Everything from the line containing "Write the D3.js code for this chart." to the line containing "1.8,3.0,0.6,0.1,0.1];", both lines included, must be copied exactly; nothing else should be.

● Exercise data
== == ==
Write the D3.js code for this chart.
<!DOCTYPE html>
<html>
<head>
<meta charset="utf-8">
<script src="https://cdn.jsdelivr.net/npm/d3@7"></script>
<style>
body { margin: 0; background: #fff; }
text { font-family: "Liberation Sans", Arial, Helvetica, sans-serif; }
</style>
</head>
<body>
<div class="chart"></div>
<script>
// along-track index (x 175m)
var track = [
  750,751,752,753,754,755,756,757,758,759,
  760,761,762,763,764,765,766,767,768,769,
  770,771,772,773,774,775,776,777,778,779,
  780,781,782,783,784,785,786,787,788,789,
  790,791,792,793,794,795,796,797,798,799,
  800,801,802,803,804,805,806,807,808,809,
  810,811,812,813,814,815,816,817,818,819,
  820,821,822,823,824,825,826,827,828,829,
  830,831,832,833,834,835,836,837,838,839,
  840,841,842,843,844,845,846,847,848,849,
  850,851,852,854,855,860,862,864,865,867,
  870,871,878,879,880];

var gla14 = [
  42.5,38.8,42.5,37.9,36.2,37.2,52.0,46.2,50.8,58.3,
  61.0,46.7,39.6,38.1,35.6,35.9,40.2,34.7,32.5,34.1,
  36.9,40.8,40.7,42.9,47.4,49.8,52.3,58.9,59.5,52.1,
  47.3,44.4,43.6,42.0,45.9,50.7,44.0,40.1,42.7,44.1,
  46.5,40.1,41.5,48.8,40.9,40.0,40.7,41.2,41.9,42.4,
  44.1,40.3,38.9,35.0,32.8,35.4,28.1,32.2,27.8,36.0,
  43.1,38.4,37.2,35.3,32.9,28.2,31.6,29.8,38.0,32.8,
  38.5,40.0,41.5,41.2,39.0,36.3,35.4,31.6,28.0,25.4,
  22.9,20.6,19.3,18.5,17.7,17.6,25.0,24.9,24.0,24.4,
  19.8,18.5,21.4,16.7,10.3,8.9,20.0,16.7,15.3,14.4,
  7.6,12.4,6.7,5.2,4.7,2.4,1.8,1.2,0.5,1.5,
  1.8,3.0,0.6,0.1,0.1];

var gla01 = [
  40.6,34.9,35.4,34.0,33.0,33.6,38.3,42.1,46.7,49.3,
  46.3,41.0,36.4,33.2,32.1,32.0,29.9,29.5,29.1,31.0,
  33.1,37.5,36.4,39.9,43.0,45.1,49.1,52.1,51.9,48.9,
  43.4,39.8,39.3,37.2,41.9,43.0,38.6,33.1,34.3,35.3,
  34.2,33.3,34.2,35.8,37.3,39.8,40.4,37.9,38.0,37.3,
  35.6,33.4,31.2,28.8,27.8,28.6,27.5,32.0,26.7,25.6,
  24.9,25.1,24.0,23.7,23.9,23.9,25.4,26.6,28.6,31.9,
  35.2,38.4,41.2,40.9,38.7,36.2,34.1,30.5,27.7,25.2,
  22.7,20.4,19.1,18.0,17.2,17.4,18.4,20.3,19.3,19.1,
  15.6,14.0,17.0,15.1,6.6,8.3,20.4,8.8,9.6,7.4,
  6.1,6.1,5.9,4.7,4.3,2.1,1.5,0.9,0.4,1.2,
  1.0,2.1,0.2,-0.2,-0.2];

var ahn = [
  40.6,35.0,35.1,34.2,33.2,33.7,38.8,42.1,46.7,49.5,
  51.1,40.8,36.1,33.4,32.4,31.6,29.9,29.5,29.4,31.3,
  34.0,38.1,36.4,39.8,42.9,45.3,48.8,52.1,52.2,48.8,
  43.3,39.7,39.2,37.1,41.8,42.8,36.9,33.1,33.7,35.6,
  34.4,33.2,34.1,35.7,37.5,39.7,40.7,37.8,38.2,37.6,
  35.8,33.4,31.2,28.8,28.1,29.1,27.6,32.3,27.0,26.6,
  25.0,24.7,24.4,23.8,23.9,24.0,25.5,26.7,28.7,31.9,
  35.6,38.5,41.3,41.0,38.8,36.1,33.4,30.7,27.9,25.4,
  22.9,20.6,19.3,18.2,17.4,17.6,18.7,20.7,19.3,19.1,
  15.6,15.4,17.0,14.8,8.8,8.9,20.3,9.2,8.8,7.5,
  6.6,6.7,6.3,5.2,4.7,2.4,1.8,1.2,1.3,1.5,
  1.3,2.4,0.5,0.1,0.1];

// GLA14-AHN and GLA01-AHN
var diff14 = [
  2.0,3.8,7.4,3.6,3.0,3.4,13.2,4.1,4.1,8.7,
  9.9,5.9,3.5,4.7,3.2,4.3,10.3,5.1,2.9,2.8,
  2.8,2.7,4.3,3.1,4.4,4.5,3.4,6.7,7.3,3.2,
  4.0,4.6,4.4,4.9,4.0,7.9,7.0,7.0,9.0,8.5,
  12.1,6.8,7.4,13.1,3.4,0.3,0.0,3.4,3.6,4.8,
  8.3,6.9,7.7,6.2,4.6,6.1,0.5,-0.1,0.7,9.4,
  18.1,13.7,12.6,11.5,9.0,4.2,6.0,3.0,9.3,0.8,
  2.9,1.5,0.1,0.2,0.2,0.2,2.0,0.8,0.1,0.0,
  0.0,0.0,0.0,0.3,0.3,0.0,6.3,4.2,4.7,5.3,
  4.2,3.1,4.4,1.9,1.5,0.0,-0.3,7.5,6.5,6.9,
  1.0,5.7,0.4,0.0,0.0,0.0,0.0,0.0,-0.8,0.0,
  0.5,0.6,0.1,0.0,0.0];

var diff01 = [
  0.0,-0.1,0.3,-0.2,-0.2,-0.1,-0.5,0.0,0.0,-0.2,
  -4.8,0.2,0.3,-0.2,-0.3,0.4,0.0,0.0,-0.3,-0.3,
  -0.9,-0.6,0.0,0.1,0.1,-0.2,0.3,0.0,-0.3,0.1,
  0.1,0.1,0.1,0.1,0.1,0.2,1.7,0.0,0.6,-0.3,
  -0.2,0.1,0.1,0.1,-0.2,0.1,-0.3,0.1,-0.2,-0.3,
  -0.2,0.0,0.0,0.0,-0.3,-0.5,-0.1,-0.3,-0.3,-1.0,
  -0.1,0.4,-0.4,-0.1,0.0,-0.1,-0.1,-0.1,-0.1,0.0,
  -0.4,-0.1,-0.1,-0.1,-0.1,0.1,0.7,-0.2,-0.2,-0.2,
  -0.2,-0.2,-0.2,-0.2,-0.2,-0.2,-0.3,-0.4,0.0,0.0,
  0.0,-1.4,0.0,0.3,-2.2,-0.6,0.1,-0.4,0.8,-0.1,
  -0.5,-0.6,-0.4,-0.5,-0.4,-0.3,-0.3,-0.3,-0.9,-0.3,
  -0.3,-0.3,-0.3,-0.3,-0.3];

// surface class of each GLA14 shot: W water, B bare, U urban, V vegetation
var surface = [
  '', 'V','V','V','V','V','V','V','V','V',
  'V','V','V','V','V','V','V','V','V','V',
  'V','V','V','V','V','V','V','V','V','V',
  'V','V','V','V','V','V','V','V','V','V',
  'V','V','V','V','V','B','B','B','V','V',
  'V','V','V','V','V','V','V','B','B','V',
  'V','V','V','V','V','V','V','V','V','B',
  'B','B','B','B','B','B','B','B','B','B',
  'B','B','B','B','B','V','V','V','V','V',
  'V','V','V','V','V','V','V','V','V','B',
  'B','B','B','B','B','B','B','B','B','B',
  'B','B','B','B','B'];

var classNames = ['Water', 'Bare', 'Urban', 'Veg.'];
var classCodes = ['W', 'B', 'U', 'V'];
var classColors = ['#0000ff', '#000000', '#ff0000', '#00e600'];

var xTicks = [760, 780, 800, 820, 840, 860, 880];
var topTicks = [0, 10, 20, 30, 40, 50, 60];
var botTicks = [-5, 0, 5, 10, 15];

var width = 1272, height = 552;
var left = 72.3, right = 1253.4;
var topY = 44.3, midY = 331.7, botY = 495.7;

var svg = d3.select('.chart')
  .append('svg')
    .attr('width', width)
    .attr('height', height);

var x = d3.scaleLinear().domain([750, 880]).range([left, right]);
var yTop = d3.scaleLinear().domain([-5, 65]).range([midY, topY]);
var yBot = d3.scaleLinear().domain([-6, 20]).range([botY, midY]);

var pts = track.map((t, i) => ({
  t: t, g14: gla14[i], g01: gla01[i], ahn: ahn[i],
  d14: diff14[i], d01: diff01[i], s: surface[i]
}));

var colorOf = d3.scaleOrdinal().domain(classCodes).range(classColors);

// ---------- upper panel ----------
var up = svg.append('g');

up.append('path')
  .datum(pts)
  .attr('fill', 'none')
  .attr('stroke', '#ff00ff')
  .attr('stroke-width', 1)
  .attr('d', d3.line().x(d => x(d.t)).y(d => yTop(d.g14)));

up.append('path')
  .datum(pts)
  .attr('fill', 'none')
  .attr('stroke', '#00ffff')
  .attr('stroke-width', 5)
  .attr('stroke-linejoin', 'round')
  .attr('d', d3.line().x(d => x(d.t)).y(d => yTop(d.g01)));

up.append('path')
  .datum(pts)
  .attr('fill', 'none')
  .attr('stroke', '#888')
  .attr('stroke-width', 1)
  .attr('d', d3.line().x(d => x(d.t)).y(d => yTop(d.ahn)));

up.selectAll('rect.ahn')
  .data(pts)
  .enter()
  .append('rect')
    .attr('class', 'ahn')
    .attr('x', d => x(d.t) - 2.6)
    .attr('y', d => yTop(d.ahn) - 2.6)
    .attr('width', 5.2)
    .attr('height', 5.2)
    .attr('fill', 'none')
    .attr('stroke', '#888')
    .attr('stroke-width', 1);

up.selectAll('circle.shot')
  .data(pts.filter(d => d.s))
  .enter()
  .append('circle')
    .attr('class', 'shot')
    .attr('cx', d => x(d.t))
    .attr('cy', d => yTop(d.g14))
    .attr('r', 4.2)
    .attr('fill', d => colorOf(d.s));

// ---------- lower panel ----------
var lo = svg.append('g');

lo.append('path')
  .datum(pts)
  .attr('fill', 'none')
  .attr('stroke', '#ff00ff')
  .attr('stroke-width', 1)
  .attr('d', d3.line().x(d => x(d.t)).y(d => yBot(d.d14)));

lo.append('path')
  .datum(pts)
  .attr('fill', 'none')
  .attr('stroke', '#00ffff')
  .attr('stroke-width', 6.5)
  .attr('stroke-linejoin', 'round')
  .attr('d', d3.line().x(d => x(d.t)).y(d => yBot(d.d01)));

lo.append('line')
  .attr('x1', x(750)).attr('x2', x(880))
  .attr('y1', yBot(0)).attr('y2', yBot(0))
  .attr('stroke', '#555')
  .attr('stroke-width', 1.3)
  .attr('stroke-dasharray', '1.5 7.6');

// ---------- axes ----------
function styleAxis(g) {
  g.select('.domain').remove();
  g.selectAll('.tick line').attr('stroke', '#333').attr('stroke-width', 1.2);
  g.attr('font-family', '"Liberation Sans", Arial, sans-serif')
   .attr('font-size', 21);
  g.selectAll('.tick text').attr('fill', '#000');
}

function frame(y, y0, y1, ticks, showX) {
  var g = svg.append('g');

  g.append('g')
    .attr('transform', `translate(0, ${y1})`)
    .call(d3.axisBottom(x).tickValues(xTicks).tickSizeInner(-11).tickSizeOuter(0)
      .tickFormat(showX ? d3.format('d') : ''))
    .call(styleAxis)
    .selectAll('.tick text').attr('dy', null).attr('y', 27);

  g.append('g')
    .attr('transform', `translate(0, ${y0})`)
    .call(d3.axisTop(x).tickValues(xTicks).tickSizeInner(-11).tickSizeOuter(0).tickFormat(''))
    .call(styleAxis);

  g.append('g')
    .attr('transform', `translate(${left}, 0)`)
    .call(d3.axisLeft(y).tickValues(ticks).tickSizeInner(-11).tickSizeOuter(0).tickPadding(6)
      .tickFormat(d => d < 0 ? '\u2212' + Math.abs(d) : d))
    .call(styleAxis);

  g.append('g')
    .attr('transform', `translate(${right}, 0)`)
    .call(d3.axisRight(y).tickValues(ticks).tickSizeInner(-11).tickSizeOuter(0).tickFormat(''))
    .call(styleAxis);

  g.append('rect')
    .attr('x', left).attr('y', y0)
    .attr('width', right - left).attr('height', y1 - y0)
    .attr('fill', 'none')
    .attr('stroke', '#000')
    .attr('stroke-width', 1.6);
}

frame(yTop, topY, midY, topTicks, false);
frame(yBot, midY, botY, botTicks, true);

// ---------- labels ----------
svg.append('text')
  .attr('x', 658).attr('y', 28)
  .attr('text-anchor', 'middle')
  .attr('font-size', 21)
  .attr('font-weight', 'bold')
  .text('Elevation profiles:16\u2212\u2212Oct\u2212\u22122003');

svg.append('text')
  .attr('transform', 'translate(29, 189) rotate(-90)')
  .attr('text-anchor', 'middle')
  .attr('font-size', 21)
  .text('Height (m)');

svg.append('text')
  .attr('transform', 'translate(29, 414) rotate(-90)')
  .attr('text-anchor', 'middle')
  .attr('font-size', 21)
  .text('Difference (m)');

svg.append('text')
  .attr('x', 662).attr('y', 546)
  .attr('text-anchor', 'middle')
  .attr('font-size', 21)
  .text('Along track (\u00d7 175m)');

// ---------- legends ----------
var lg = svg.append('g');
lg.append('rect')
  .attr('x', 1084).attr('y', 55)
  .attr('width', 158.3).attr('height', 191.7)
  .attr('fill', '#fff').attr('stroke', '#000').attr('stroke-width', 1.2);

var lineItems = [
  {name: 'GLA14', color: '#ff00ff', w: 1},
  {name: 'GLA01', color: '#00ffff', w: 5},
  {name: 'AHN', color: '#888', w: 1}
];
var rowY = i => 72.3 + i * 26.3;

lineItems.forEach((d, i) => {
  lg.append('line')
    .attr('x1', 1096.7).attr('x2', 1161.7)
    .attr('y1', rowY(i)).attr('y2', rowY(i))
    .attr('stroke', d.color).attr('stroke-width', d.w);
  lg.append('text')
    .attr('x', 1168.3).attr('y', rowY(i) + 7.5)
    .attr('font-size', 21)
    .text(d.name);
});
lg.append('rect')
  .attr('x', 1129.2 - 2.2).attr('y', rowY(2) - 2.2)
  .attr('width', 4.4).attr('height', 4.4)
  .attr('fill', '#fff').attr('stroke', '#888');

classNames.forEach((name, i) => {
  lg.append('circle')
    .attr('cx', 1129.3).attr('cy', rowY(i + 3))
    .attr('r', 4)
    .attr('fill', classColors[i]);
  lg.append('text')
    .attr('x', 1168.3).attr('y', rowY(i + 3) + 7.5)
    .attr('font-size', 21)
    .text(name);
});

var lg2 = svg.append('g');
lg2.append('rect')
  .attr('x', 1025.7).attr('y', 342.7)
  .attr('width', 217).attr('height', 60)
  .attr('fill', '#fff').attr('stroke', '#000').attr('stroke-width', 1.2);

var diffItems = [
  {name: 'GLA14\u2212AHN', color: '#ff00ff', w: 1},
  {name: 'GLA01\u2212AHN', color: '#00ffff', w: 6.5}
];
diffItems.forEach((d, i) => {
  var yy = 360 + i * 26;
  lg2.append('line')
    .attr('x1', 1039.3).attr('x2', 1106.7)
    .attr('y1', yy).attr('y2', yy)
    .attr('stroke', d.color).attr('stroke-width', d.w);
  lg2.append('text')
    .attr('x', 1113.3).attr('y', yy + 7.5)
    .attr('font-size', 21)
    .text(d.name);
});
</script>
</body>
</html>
== == ==
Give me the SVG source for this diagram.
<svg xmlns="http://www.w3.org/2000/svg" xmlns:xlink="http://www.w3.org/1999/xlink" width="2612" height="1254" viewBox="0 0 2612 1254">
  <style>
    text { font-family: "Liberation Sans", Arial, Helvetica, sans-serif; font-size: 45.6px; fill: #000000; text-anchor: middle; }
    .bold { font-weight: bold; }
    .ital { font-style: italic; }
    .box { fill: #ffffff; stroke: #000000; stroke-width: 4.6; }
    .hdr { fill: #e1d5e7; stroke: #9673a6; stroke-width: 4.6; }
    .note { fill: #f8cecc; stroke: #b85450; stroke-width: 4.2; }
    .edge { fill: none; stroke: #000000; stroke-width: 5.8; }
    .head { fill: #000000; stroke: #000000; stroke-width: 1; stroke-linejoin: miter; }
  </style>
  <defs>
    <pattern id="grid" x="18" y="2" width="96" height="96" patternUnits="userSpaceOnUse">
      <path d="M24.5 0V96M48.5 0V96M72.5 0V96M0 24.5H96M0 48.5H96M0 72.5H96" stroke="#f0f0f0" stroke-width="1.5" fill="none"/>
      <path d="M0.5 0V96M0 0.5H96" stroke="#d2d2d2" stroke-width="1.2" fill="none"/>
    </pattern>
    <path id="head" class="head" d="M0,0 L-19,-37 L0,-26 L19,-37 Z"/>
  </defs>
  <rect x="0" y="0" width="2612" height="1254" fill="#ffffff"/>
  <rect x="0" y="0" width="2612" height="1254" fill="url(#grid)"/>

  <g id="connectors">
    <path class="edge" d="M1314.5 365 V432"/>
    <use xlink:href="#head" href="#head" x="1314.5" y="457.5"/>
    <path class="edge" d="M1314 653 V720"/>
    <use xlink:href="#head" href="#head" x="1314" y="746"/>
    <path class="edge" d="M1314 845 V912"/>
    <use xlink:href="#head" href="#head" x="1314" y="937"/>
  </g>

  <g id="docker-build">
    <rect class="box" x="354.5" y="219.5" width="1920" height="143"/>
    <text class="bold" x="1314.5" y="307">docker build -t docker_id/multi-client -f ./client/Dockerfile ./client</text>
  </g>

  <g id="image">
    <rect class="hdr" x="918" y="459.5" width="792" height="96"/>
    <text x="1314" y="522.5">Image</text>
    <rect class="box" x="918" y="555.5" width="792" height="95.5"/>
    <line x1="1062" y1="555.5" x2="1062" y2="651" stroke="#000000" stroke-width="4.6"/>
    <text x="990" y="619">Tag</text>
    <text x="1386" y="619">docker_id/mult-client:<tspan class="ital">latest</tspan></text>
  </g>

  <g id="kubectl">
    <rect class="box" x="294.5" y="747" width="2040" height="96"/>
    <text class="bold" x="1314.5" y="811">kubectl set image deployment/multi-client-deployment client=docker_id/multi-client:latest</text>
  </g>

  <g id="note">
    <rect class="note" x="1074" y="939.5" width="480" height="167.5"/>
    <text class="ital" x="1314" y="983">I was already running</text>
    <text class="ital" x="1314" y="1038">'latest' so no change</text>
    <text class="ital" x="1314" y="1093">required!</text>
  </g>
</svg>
== == ==
● Task answer
Write the D3.js code for this chart.
<!DOCTYPE html>
<html>
<head>
<meta charset="utf-8">
<script src="https://cdn.jsdelivr.net/npm/d3@7"></script>
<style>
body { margin: 0; background: #fff; }
text { font-family: "Liberation Sans", Arial, Helvetica, sans-serif; }
</style>
</head>
<body>
<div class="chart"></div>
<script>
// along-track index (x 175m)
var track = [
  750,751,752,753,754,755,756,757,758,759,
  760,761,762,763,764,765,766,767,768,769,
  770,771,772,773,774,775,776,777,778,779,
  780,781,782,783,784,785,786,787,788,789,
  790,791,792,793,794,795,796,797,798,799,
  800,801,802,803,804,805,806,807,808,809,
  810,811,812,813,814,815,816,817,818,819,
  820,821,822,823,824,825,826,827,828,829,
  830,831,832,833,834,835,836,837,838,839,
  840,841,842,843,844,845,846,847,848,849,
  850,851,852,854,855,860,862,864,865,867,
  870,871,878,879,880];

var gla14 = [
  42.5,38.8,42.5,37.9,36.2,37.2,52.0,46.2,50.8,58.3,
  61.0,46.7,39.6,38.1,35.6,35.9,40.2,34.7,32.5,34.1,
  36.9,40.8,40.7,42.9,47.4,49.8,52.3,58.9,59.5,52.1,
  47.3,44.4,43.6,42.0,45.9,50.7,44.0,40.1,42.7,44.1,
  46.5,40.1,41.5,48.8,40.9,40.0,40.7,41.2,41.9,42.4,
  44.1,40.3,38.9,35.0,32.8,35.4,28.1,32.2,27.8,36.0,
  43.1,38.4,37.2,35.3,32.9,28.2,31.6,29.8,38.0,32.8,
  38.5,40.0,41.5,41.2,39.0,36.3,35.4,31.6,28.0,25.4,
  22.9,20.6,19.3,18.5,17.7,17.6,25.0,24.9,24.0,24.4,
  19.8,18.5,21.4,16.7,10.3,8.9,20.0,16.7,15.3,14.4,
  7.6,12.4,6.7,5.2,4.7,2.4,1.8,1.2,0.5,1.5,
  1.8,3.0,0.6,0.1,0.1];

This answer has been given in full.